If the research bears out, it will challenge one of medicine’s most fundamental beliefs: that people need to coat themselves with sunscreen whenever they’re in the sun. Doing that actually may contribute to far more cancer deaths than it prevents, some researchers think.

The reason is that vitamin D increasingly seems important for preventing and even treating many types of cancer. In the past three months alone, four separate studies found it helped protect against lymphoma and cancers of the prostate, lung and, ironically, the skin. The strongest evidence is for colon cancer.

Many people aren’t getting enough vitamin D, and it is hard to get from food and fortified milk; the effect of supplements is questionable. So the thinking is this: Even if too much sun leads to skin cancer, which is rarely deadly, too little sun may be worse.

No one is suggesting that people fry on a beach, but many scientists believe that “safe sun” — 15 minutes a few times a week without sunscreen — is a healthy thing to do. One is Dr. Edward Giovannucci, a Harvard University professor of medicine and nutrition who laid out his case in a recent lecture at a major cancer research meeting.

His research suggests that vitamin D might help prevent 30 deaths for each one caused by skin cancer. “I would challenge anyone to find an area or nutrient or any factor that has such consistent anti-cancer benefits as vitamin D,” Dr. Giovannucci told the cancer scientists. “The data are really quite remarkable.”

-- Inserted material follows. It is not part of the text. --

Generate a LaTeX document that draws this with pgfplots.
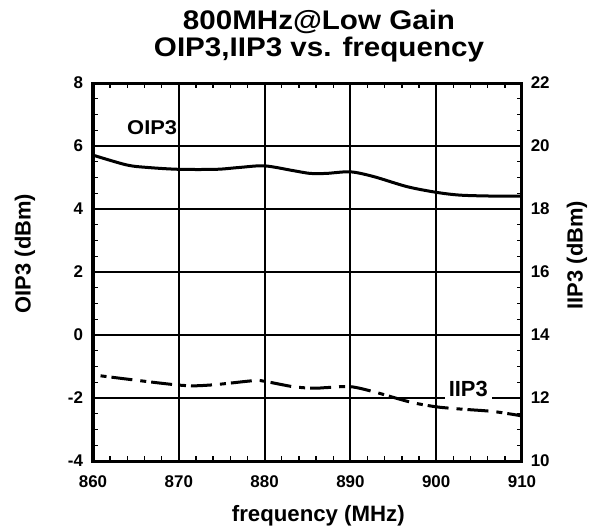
\documentclass[border=0pt]{standalone}
\usepackage{pgfplots}
\pgfplotsset{compat=1.18}
\usepackage{fontspec}
\setmainfont{Liberation Sans}
\begin{document}
\begin{tikzpicture}[font=\bfseries]
\useasboundingbox (-93bp,-70bp) rectangle (506bp,461bp);
\pgfplotsset{
  common/.style={
    scale only axis, width=429bp, height=378bp,
    xmin=860, xmax=910,
    tick align=inside,
    major tick length=0pt, minor tick length=5bp,
    tick style={black, line width=1.4bp},
    axis line style={line width=3bp},
    ticklabel style={font=\fontsize{17}{20}\selectfont\bfseries},
  }
}
\begin{axis}[common,
  ymin=-4, ymax=8,
  xtick={860,870,880,890,900,910},
  xticklabels={860,870,880,890,900,910},
  ytick={-4,-2,0,2,4,6,8},
  yticklabels={-4,-2,0,2,4,6,8},
  minor x tick num=4, minor y tick num=3,
  grid=major, major grid style={black, line width=2bp},
  xticklabel style={yshift=-11bp},
  yticklabel style={xshift=-6.5bp},
]
\addplot[black, line width=3bp, smooth, tension=0.5] coordinates {
 (860,5.71) (863.9,5.40) (866.3,5.32) (870,5.26) (874.4,5.26) (877.1,5.32)
 (880,5.37) (883.3,5.22) (885.3,5.13) (887.2,5.13) (890,5.18) (892.7,5.03)
 (896.6,4.71) (900,4.53) (902.8,4.44) (906.7,4.41) (910,4.41)
};
\node[anchor=base, xscale=1.1, font=\fontsize{20}{24}\selectfont\bfseries] at (axis cs:866.9,6.35) {OIP3};
\end{axis}
\begin{axis}[common,
  ymin=10, ymax=22,
  axis y line*=right, axis x line=none,
  ytick={10,12,14,16,18,20,22},
  yticklabels={10,12,14,16,18,20,22},
  minor y tick num=3,
  yticklabel style={xshift=5.3bp},
]
\addplot[black, line width=3bp, smooth, tension=0.5, dash pattern=on 21bp off 8bp on 6bp off 5bp, dash phase=21bp] coordinates {
 (860,12.74) (861,12.70) (870,12.41) (873.6,12.41) (878.7,12.55) (880,12.53)
 (883.3,12.36) (885.7,12.31) (887.2,12.33) (890,12.36) (892.7,12.20)
 (895,12.02) (897.3,11.85) (900,11.72) (902.8,11.65) (906.7,11.57) (910,11.43)
};
\node[anchor=base, fill=white, inner xsep=3.8bp, inner ysep=4bp, font=\fontsize{22}{26}\selectfont\bfseries] at (axis cs:903.74,12.06) {IIP3};
\end{axis}
\node[rotate=90, font=\fontsize{22}{26}\selectfont\bfseries] at (-68bp,207.5bp) {OIP3 (dBm)};
\node[rotate=90, font=\fontsize{22}{26}\selectfont\bfseries] at (484bp,206bp) {IIP3 (dBm)};
\node[anchor=base, font=\fontsize{22.3}{26}\selectfont\bfseries] at (225.3bp,-60.7bp) {frequency (MHz)};
\node[anchor=base, xscale=1.1, font=\fontsize{27}{32}\selectfont\bfseries] at (226bp,431bp) {800MHz@Low Gain};
\node[anchor=base, xscale=1.1, font=\fontsize{27}{32}\selectfont\bfseries] at (226bp,404bp) {OIP3,IIP3 vs. frequency};
\end{tikzpicture}
\end{document}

The talk so impressed the American Cancer Society’s chief epidemiologist, Dr. Michael Thun, that the society is reviewing its sun-protection guidelines. “There is now intriguing evidence that vitamin D may have a role in the prevention as well as treatment of certain cancers,” Dr. Thun said.

The dilemma, Dr. Allan Halpern, dermatology chief at Memorial Sloan-Kettering Cancer Center in New York, said is a lack of consensus on how much vitamin D is needed or the best way to get it. Even if sunshine were to be recommended, the amount needed would depend on the season, time of day, where a person lives, skin color and other factors.

Others worry that folks might overdo it. “People tend to go overboard with even a hint of encouragement to get more sun exposure,” Dr. Thun said, adding that he’d prefer people get more of the nutrient from food or pills.

How vitamin D works is still under study, but there are lots of reasons to think it can.

• Lab and animal studies show that vitamin D stifles abnormal cell growth, helps cells die when they are supposed to, and curbs formation of blood vessels that feed tumors.

• Cancer is more common in the elderly, and the skin makes less vitamin D as people age.

• Blacks have higher rates of cancer than whites and more pigment in their skin, which prevents them from making much vitamin D.

• Vitamin D gets trapped in fat, so obese people have lower blood levels of D. They also have higher rates of cancer.

• People in the northeastern United States and northerly regions of the globe such as Scandinavia have higher cancer rates than those who get more sunshine year-round.